Written task =>
Start at the line containing "Rebuild this diagram", stop at the line containing "C300,350 265,424 216,423.5", and set down every line in that stretch exactly as written, and nothing else.

Input =>
↓

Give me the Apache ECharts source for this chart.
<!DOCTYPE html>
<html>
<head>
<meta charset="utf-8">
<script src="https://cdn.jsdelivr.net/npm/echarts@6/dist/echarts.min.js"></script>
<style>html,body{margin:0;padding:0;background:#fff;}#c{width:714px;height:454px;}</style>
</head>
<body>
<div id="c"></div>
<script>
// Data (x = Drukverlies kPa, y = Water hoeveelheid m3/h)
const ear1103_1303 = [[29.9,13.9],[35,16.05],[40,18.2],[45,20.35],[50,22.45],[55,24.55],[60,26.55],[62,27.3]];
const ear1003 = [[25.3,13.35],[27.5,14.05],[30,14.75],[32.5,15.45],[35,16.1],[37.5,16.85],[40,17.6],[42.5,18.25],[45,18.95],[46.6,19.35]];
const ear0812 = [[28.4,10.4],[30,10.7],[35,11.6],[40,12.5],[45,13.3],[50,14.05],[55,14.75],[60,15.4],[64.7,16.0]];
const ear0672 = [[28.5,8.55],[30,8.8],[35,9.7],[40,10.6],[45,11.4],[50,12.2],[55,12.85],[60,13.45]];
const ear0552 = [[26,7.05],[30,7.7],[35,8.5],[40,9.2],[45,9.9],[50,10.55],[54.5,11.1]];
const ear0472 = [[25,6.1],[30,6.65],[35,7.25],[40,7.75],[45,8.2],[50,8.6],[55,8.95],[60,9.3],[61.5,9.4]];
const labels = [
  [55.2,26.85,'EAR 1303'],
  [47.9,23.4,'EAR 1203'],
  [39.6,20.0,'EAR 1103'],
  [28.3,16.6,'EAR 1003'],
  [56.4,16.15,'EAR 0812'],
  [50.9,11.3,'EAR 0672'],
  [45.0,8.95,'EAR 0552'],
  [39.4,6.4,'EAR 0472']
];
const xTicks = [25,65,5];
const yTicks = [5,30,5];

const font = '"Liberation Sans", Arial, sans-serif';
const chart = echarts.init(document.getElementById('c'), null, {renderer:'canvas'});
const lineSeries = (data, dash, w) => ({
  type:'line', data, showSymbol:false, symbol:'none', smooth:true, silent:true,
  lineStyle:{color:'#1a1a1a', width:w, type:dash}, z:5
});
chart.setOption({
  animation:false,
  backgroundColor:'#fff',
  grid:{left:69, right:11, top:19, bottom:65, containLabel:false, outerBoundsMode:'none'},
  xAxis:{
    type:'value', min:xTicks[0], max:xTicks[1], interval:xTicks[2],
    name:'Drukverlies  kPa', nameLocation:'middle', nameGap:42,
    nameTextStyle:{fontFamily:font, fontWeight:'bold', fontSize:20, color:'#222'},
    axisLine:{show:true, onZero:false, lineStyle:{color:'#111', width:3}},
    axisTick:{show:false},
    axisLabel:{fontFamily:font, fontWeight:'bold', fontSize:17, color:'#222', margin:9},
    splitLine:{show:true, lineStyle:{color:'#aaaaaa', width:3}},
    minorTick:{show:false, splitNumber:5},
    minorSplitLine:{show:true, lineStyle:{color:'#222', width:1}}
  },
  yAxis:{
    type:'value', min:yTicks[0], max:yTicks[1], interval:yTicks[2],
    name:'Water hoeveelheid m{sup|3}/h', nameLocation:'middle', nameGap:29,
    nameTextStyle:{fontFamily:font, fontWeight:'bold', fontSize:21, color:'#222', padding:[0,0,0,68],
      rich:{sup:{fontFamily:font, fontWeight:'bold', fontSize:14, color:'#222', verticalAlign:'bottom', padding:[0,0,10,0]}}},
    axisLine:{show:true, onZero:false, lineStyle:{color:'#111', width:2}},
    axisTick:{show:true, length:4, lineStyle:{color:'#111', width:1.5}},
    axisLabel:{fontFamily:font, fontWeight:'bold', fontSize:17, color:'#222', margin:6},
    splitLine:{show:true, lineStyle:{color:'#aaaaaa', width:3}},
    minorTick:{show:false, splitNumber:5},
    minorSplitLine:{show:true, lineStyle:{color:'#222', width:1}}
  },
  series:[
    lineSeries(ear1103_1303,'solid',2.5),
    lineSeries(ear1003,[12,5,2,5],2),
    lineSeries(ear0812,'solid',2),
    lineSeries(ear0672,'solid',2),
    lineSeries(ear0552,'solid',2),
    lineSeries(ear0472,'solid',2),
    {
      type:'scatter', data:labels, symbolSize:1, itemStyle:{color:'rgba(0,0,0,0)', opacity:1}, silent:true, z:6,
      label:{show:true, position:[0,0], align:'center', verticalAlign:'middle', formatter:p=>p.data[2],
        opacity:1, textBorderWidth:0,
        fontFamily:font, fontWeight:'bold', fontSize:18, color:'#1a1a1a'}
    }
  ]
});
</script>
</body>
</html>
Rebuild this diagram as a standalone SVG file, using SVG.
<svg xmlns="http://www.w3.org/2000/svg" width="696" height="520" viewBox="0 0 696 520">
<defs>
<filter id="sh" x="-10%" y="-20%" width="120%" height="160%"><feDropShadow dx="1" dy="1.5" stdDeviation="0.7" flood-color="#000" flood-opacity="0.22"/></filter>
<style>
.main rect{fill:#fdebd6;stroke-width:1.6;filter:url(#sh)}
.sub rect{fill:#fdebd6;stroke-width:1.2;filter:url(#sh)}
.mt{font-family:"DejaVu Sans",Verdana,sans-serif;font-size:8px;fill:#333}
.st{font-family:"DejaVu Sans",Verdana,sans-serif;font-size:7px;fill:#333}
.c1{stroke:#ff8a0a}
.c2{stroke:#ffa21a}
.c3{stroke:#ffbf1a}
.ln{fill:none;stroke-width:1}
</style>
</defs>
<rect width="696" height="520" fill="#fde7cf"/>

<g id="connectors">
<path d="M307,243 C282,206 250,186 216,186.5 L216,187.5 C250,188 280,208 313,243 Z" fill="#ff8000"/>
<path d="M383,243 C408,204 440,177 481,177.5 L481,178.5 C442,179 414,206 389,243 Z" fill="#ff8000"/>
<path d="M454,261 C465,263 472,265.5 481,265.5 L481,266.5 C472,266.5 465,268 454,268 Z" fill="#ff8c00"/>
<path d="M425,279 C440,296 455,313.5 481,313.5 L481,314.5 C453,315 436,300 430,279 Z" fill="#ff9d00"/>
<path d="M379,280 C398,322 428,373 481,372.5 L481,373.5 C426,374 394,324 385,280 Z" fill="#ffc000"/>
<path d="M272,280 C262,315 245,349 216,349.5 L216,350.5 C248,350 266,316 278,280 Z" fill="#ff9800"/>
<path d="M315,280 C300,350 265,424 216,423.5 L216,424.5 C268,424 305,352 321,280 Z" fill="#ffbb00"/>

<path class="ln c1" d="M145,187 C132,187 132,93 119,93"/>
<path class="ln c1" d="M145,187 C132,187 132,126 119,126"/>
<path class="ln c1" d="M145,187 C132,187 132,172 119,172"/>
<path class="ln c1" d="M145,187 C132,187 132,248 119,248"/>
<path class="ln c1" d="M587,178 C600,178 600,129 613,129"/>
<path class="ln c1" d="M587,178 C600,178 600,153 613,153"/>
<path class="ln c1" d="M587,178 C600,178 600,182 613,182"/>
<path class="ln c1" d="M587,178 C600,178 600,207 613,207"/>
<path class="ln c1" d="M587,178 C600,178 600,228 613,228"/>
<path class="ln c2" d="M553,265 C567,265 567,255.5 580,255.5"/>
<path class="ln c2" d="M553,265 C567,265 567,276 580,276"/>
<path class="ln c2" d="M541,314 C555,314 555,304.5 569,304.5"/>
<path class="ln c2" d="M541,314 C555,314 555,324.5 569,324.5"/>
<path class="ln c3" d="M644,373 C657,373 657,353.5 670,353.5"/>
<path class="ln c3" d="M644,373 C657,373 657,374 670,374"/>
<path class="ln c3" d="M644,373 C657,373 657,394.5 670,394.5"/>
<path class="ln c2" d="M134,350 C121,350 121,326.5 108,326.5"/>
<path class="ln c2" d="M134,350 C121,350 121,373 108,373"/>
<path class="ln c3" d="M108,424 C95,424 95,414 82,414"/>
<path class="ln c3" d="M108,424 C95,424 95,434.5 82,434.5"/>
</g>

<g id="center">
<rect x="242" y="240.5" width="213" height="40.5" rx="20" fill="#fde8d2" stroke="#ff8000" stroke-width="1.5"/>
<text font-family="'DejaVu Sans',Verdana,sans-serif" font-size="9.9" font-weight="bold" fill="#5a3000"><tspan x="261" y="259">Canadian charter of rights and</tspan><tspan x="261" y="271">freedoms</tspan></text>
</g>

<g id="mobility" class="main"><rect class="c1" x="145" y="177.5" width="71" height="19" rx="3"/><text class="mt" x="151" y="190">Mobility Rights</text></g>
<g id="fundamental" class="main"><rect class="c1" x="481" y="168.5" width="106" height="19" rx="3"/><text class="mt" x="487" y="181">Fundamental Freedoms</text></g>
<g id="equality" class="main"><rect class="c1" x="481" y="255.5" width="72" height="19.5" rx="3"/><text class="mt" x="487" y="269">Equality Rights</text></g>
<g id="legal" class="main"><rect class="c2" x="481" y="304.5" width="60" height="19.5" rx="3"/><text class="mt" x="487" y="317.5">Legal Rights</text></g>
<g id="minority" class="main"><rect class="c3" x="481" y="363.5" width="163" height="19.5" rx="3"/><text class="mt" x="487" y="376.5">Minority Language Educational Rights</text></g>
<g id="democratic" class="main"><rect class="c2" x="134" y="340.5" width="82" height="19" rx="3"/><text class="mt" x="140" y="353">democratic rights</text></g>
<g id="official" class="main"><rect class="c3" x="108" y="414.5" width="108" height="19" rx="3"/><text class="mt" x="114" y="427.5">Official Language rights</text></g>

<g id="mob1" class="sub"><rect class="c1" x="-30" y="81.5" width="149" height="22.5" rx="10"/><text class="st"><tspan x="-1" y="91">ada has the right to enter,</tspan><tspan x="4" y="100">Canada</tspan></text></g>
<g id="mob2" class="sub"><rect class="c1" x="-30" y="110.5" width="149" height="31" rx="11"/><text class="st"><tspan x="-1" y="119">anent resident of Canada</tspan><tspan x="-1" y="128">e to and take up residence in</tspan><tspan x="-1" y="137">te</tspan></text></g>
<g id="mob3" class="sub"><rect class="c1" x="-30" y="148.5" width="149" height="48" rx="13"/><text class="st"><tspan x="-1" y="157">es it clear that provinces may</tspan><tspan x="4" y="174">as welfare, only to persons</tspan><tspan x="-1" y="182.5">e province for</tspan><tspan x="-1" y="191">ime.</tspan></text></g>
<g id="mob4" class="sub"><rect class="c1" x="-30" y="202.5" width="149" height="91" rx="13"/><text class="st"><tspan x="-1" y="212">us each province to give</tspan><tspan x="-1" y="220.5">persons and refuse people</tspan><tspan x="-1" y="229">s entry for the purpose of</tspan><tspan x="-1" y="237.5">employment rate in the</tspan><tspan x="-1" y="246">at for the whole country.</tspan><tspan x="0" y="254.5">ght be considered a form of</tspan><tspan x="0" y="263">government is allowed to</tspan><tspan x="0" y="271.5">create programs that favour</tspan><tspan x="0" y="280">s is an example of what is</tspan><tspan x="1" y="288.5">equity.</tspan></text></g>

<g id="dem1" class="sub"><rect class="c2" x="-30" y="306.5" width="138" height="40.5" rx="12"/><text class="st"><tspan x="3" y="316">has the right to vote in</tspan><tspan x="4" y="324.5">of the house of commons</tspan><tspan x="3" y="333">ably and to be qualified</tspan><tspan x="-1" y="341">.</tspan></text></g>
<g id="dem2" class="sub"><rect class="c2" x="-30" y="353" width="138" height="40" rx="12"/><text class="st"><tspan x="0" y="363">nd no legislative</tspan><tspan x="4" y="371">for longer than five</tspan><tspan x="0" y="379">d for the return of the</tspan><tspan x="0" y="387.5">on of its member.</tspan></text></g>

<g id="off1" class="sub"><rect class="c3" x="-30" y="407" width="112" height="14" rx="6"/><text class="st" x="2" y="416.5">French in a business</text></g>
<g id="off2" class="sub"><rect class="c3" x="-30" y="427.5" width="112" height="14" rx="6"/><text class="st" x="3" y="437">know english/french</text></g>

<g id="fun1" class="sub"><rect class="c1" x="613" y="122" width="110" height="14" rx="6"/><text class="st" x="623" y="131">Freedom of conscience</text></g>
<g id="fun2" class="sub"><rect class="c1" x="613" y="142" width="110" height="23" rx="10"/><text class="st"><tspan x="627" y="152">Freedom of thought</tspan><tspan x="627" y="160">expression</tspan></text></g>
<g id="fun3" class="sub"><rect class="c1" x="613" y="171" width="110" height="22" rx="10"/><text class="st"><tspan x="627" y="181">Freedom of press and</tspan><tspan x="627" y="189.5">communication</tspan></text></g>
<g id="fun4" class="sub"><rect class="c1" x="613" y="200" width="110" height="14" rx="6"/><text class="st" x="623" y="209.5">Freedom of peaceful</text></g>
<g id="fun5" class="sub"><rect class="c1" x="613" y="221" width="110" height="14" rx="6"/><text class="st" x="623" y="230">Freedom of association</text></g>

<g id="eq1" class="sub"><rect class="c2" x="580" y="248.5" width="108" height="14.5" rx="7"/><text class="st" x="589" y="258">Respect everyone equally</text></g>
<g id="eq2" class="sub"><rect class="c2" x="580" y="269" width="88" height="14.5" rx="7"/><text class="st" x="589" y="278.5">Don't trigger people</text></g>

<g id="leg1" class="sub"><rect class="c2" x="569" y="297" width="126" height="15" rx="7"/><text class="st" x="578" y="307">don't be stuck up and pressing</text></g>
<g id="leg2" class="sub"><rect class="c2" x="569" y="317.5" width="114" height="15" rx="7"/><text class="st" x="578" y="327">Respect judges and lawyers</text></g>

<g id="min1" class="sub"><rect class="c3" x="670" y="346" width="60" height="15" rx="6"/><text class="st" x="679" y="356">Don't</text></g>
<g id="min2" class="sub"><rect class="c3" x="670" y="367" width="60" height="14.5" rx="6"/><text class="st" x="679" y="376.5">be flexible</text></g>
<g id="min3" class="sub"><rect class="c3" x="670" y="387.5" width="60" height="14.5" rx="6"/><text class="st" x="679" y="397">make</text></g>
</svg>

↑

Response =>
Rebuild this diagram as a standalone SVG file, using SVG.
<svg xmlns="http://www.w3.org/2000/svg" width="696" height="520" viewBox="0 0 696 520">
<defs>
<filter id="sh" x="-10%" y="-20%" width="120%" height="160%"><feDropShadow dx="1" dy="1.5" stdDeviation="0.7" flood-color="#000" flood-opacity="0.22"/></filter>
<style>
.main rect{fill:#fdebd6;stroke-width:1.6;filter:url(#sh)}
.sub rect{fill:#fdebd6;stroke-width:1.2;filter:url(#sh)}
.mt{font-family:"DejaVu Sans",Verdana,sans-serif;font-size:8px;fill:#333}
.st{font-family:"DejaVu Sans",Verdana,sans-serif;font-size:7px;fill:#333}
.c1{stroke:#ff8a0a}
.c2{stroke:#ffa21a}
.c3{stroke:#ffbf1a}
.ln{fill:none;stroke-width:1}
</style>
</defs>
<rect width="696" height="520" fill="#fde7cf"/>

<g id="connectors">
<path d="M307,243 C282,206 250,186 216,186.5 L216,187.5 C250,188 280,208 313,243 Z" fill="#ff8000"/>
<path d="M383,243 C408,204 440,177 481,177.5 L481,178.5 C442,179 414,206 389,243 Z" fill="#ff8000"/>
<path d="M454,261 C465,263 472,265.5 481,265.5 L481,266.5 C472,266.5 465,268 454,268 Z" fill="#ff8c00"/>
<path d="M425,279 C440,296 455,313.5 481,313.5 L481,314.5 C453,315 436,300 430,279 Z" fill="#ff9d00"/>
<path d="M379,280 C398,322 428,373 481,372.5 L481,373.5 C426,374 394,324 385,280 Z" fill="#ffc000"/>
<path d="M272,280 C262,315 245,349 216,349.5 L216,350.5 C248,350 266,316 278,280 Z" fill="#ff9800"/>
<path d="M315,280 C300,350 265,424 216,423.5 L216,424.5 C268,424 305,352 321,280 Z" fill="#ffbb00"/>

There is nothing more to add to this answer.